No pictures go into the copy. Write out exactly the lines below from the one containing "Write the seaborn" through the one containing "wavelength = list(range(400, 801, 10))".
[start of Dataset records]
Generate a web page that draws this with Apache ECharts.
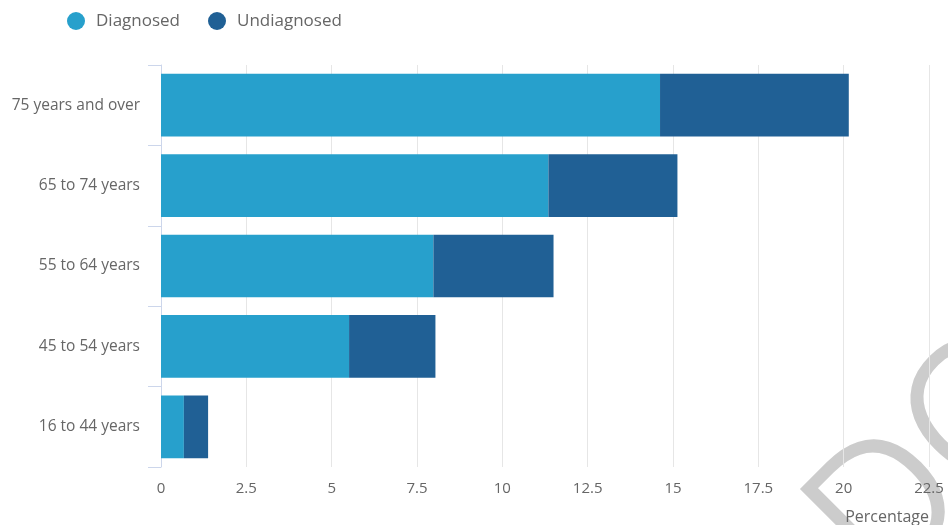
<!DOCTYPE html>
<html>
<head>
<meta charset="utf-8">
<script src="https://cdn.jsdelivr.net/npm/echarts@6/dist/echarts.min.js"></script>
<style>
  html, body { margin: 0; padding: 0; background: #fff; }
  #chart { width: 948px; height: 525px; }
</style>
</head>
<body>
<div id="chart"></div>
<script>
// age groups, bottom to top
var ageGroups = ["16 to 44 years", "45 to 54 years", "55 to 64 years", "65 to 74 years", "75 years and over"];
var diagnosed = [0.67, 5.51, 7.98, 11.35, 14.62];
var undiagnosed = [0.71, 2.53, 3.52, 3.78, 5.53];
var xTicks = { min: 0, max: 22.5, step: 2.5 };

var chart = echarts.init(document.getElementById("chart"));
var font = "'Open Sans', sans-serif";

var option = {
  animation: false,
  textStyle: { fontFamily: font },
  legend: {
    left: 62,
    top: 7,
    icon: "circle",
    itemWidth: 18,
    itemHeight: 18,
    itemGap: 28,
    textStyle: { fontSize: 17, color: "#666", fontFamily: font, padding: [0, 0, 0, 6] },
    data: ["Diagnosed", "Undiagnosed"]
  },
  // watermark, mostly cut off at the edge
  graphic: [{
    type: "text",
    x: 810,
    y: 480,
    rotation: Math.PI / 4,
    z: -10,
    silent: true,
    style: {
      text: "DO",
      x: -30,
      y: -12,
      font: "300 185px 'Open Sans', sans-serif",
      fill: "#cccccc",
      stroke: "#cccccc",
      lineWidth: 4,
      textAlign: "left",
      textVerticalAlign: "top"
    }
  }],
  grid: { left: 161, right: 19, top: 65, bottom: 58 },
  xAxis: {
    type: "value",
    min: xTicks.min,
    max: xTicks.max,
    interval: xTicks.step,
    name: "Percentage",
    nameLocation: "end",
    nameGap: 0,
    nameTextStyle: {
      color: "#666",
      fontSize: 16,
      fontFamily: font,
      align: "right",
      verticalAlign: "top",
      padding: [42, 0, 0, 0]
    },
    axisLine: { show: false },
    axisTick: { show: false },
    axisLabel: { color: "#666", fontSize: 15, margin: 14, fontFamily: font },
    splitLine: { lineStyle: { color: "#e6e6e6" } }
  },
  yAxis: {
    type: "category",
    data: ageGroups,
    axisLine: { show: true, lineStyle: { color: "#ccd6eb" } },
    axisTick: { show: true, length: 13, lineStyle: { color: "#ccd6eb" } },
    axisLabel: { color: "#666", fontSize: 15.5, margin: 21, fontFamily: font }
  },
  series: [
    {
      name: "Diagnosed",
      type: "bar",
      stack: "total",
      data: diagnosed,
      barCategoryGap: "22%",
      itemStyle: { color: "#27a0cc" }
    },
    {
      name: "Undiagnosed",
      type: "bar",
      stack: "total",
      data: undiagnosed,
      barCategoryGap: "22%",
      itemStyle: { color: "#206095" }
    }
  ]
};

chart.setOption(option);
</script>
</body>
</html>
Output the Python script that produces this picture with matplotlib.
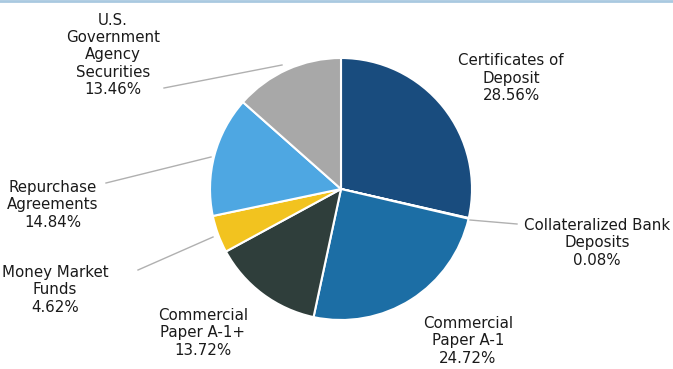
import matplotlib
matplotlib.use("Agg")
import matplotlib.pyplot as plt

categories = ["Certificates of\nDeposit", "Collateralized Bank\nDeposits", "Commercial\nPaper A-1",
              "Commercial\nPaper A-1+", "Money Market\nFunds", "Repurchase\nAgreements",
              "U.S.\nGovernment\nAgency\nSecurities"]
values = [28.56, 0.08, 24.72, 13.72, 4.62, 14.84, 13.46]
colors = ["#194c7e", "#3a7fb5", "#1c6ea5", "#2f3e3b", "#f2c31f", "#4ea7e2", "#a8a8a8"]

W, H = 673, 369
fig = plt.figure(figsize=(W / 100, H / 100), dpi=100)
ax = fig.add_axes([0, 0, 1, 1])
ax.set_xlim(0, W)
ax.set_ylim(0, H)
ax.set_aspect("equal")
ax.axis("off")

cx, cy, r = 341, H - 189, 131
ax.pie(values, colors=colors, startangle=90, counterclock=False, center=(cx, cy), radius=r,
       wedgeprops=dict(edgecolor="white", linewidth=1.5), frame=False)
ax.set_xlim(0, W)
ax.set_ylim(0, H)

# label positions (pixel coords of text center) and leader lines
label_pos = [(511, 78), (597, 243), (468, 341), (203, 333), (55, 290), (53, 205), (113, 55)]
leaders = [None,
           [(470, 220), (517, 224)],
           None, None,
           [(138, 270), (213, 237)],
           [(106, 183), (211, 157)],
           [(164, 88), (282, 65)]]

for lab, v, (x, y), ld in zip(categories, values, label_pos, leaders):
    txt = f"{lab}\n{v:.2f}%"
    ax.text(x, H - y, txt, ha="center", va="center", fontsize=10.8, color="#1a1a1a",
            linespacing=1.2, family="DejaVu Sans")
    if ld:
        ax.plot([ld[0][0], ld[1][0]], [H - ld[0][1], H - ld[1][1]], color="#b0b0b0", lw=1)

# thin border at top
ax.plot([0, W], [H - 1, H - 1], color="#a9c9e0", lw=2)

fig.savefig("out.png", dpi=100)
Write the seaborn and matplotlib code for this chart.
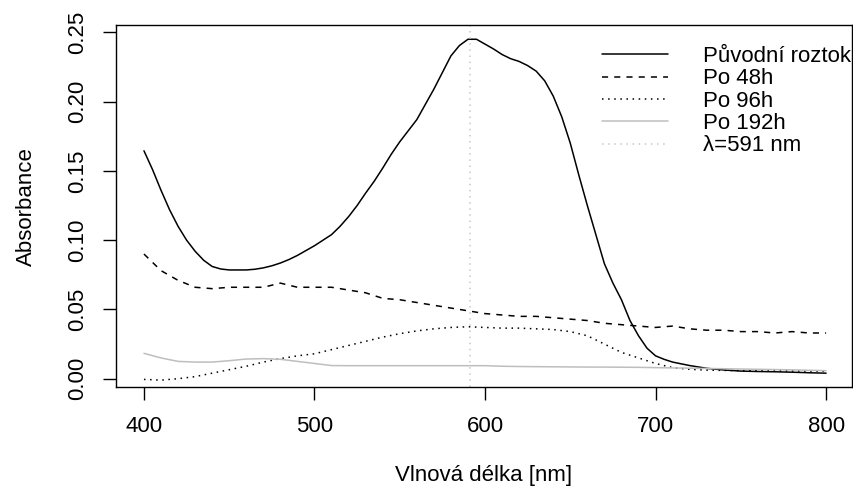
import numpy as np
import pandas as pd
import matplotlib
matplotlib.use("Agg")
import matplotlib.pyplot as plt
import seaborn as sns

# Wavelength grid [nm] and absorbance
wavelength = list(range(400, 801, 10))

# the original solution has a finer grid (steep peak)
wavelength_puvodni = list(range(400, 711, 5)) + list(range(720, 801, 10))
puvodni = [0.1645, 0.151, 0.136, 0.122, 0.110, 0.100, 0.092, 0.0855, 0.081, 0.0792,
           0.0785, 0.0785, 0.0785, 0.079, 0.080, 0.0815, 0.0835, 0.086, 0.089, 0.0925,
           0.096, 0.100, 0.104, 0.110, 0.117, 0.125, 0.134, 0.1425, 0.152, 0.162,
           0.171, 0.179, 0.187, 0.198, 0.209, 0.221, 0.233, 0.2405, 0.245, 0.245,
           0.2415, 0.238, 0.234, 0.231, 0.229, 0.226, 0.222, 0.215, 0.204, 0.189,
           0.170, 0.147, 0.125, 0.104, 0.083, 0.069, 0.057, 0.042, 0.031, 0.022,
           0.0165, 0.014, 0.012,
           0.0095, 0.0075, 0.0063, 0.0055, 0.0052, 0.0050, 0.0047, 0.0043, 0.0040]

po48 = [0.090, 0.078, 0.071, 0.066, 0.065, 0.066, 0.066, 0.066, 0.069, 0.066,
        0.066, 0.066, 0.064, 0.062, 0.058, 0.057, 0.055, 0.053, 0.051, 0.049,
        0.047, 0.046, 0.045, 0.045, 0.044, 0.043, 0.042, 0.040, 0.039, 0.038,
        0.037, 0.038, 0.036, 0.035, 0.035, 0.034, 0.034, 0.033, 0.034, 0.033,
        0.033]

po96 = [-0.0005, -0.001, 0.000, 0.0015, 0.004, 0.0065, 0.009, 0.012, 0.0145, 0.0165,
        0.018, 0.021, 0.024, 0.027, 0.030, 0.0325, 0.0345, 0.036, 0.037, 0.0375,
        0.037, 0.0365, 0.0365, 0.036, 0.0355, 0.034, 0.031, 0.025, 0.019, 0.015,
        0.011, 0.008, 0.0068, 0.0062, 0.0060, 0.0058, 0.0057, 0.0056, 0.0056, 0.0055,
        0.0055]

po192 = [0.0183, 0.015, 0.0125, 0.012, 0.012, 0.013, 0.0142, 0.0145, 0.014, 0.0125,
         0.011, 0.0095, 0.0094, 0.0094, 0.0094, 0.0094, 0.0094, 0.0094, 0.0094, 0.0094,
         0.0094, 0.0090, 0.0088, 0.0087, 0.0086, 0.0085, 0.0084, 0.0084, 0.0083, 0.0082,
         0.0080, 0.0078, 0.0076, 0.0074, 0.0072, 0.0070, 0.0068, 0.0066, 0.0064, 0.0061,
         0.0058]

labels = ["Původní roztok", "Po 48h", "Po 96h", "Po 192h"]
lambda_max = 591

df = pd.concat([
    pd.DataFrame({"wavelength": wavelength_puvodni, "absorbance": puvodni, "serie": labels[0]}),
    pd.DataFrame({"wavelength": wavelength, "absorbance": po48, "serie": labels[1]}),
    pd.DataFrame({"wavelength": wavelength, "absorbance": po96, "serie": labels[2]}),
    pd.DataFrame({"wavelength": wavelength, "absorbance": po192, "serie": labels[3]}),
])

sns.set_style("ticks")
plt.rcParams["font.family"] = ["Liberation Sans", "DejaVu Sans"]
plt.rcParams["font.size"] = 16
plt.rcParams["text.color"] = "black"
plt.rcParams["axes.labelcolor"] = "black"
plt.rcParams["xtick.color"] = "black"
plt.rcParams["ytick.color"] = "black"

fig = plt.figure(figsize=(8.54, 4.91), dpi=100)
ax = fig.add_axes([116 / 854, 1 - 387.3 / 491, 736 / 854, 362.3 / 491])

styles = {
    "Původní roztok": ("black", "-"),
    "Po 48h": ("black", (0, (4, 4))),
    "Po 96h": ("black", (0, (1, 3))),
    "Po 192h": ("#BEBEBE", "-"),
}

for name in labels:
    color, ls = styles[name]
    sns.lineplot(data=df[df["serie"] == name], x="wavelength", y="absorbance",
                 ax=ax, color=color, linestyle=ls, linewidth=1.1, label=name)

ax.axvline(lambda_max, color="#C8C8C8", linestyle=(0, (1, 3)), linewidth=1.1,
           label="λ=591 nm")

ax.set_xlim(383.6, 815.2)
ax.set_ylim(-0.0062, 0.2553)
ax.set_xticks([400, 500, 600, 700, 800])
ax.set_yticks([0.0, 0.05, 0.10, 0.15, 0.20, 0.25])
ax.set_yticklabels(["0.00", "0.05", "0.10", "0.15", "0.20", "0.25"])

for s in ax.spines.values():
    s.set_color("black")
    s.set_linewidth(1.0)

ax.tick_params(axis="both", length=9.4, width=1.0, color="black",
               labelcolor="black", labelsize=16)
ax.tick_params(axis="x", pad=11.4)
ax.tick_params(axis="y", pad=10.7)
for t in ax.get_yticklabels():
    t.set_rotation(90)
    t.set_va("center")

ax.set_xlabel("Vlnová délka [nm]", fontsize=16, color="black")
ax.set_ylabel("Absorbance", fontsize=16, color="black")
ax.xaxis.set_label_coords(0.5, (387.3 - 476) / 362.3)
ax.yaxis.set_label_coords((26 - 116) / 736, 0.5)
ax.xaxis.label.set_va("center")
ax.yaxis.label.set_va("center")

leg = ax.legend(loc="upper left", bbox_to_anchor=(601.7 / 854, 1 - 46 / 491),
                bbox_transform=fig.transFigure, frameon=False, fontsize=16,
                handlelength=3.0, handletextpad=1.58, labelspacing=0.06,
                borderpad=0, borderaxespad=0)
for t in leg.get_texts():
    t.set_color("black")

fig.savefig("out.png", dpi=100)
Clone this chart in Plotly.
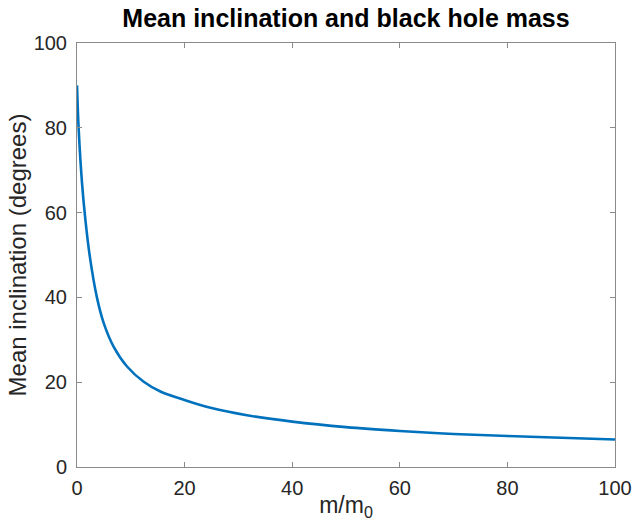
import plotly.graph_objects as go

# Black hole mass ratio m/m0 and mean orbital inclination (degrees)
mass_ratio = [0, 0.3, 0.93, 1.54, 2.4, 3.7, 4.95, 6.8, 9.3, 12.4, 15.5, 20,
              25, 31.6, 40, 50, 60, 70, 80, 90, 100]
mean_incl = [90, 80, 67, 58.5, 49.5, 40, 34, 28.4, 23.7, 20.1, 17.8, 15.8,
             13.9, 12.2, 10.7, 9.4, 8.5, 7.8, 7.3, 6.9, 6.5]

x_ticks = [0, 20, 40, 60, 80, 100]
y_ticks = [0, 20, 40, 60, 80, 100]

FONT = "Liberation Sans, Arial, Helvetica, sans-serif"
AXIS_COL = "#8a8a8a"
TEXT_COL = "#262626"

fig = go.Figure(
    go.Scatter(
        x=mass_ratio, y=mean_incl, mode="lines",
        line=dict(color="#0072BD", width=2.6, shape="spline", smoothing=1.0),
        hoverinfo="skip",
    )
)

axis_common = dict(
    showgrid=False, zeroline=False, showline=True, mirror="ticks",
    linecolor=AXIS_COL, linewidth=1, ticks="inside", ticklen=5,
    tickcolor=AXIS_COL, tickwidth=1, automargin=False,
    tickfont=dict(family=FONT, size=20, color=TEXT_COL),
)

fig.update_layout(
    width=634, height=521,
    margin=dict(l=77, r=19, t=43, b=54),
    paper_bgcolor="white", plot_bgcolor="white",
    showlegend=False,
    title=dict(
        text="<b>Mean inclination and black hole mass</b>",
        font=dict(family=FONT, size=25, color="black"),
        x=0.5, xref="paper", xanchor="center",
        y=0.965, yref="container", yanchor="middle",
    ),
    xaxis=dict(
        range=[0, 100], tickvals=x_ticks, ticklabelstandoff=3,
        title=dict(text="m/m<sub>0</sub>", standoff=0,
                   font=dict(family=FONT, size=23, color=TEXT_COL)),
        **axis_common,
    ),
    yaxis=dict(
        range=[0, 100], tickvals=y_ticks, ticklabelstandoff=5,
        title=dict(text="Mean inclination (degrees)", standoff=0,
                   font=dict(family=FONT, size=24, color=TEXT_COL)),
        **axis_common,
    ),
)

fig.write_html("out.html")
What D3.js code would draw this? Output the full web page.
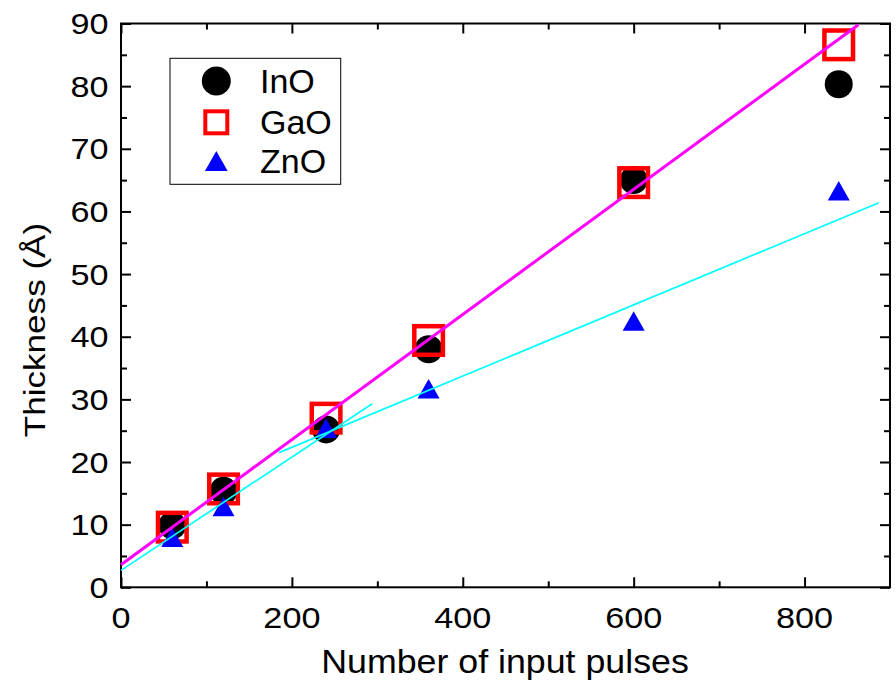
[end of Dataset records]
= Written answer =
Write the seaborn and matplotlib code for this chart.
import numpy as np
import pandas as pd
import matplotlib
matplotlib.use("Agg")
import matplotlib.pyplot as plt
import seaborn as sns

# Wavelength grid [nm] and absorbance
wavelength = list(range(400, 801, 10))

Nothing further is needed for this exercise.